Funny thing is that 11 Speed sent me the English ones in November for the Cristallo I built and I sold them to somebody on here for $15. You can bet I am wishing that I had those cups back right now since I just paid $20 for new ones. I also have 2 extra Record freewheels in 11-23 and I was thinking about selling them on ebay too, but I have decided to keep them since those items tend to wear out. There is always something that makes building a bike difficult. If it were too easy it wouldn't be any fun. LOL


----------



## ETWN Stu (Feb 15, 2007)

I know what you area saying... I had a complete Chorus Carbon group set that I needed to build my training bike, but 6 months ago sold most of it on eBay. Now I just have the levers and the brakes  So I ended up buying a new 07 Veloce groupo fo it.
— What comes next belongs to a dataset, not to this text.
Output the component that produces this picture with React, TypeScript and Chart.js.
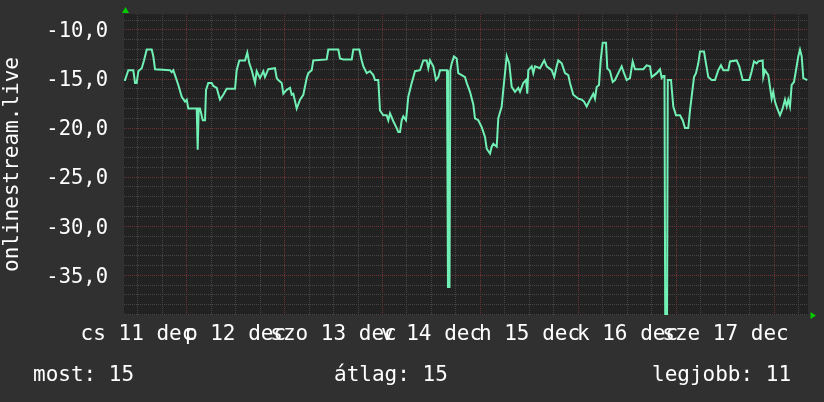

Also I should mention that I had spare bars and stem but they also got sold!!!


----------



## ETWN Stu (Feb 15, 2007)

Double Post

Just looked at your profile fabsroman and it says you are from Merryland...I live in Merrylands in Sydney...how bizarre


----------



## fabsroman (Jul 14, 2006)

Yep, I live in Maryland about 15 to 20 miles outside of DC, and it is only a 40 minute metro ride to the heart of DC where all the Court houses are located, along with the Capital and the White House. However, this place isn't too merry for me. The people around here suck. I would much rather be out in the country, but I cannot make a living out there.


----------



## ETWN Stu (Feb 15, 2007)

Sorry I miss spelt Maryland  
You need quality of life, if it’s the money that you are worried about than you are making it hard on yourself. Living in country means less over heads and more quality time to ride and hang out with your family.

Merrylands in Sydney is located 40 minutes by train west of the City. We have major shopping centers about five minutes away located at Parramatta. Merrylands is not that great either. It’s always loud at night with idiots and their cars and we too many drinking wholes in the area.

But I’m moving to county with in 6 months and not coming back.


----------